- nudge, the global financial education platform, has gathered the ‘financial health scores’ of over 15,000 UK employees across five core areas (borrowing, learning, planning, spending, and saving)
- According to nudge’s data, ‘Gen Z’ employees (aged 18-23) have an average savings score of 49 (out of 100), compared to an average of 56.5 for older age demographics
- Employees aged 56-60 and 61+ have the highest savings score on average, coming in at 65 and 66, respectively
Gen-Z employees in the UK are struggling most when it comes to saving money each month, compared to older age groups.
This is according to new data gathered by global financial education platform nudge, which provides employees with a score across five core pillars of financial health: borrowing, learning, planning, spending, and saving.

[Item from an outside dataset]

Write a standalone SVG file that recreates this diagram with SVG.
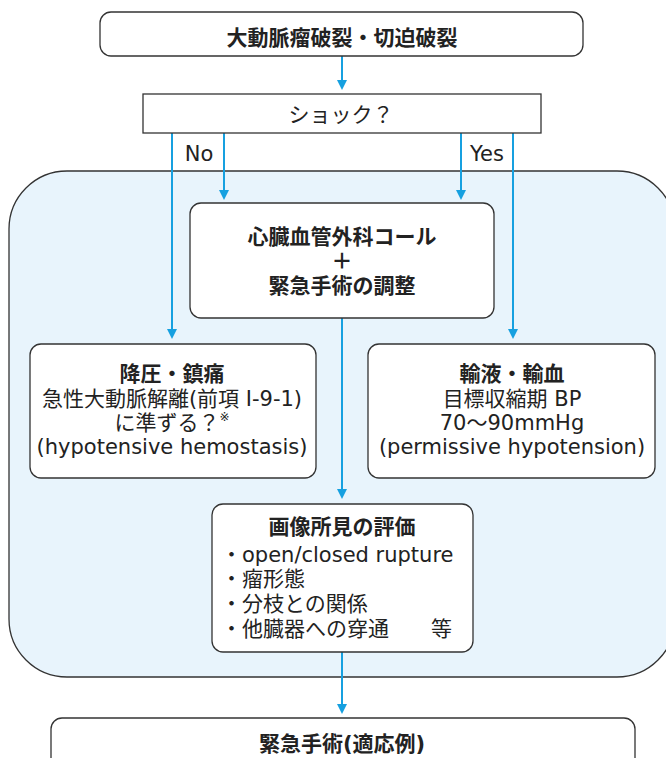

Having analysed data from over 15,000 UK employees nudge has revealed that Gen Z workers (aged 18-23) on average received a saving score of just 49/100 and a planning score of 38/100. With 100 representing the highest score possible, this highlights the generation’s attitude towards financial planning and challenges with saving.
The data also shows that older generations, on average, are performing better when it comes to savings. Workers aged 24 and over achieved a savings score of 56.5/100, which is 15% higher than Gen Z.
As employees mature, their attitude to savings also appears to improve. Those aged 53-60 scored 65/100 for savings, and those aged 61+ scored was 66/100 – representing a 33% and 35% increase, respectively.
Commenting on the findings, Tim Perkins, nudge Co-founder and CEO said: “As a generation, Gen Z face various, new financial challenges their parents did not. House prices have soared exponentially, and the cost-of-living crisis combined with other economic volatility has made it more difficult for them to purchase assets. So as a rental generation, they live in a ‘buy now, pay later’ world where saving money is viewed as a barrier from prioritising their mental health and overall wellbeing. As a result, our data may point to a wider trend of younger employees prioritising short-term enjoyment over long term stability.”
According to a recent national survey conducted by Money.co.uk savings, Gen Zs found themselves dipping into savings four times more often this year than the 2022 average.
Tim Perkins, nudge Co-founder and CEO adds: “Gen Zs approach to saving appears to be unique to older age groups. Rather than creating that long-term financial safety net, we’re seeing more and more opt for what’s been duffed ‘soft saving’, where more money is spent in the present for a better quality of life and less is earmarked for the future’. However, young employees should not feel compelled to choose one priority at the expense of another.”
“As we now enter 2024, we know Gen-Z need more support with their financial education – specifically when it comes to saving. And with a strong link between financial wellbeing and factors such as happiness and productivity, building effective, un-biased financial education into your benefits strategy in 2024 for everyone will be key to maintaining an engaged and motivated workforce”.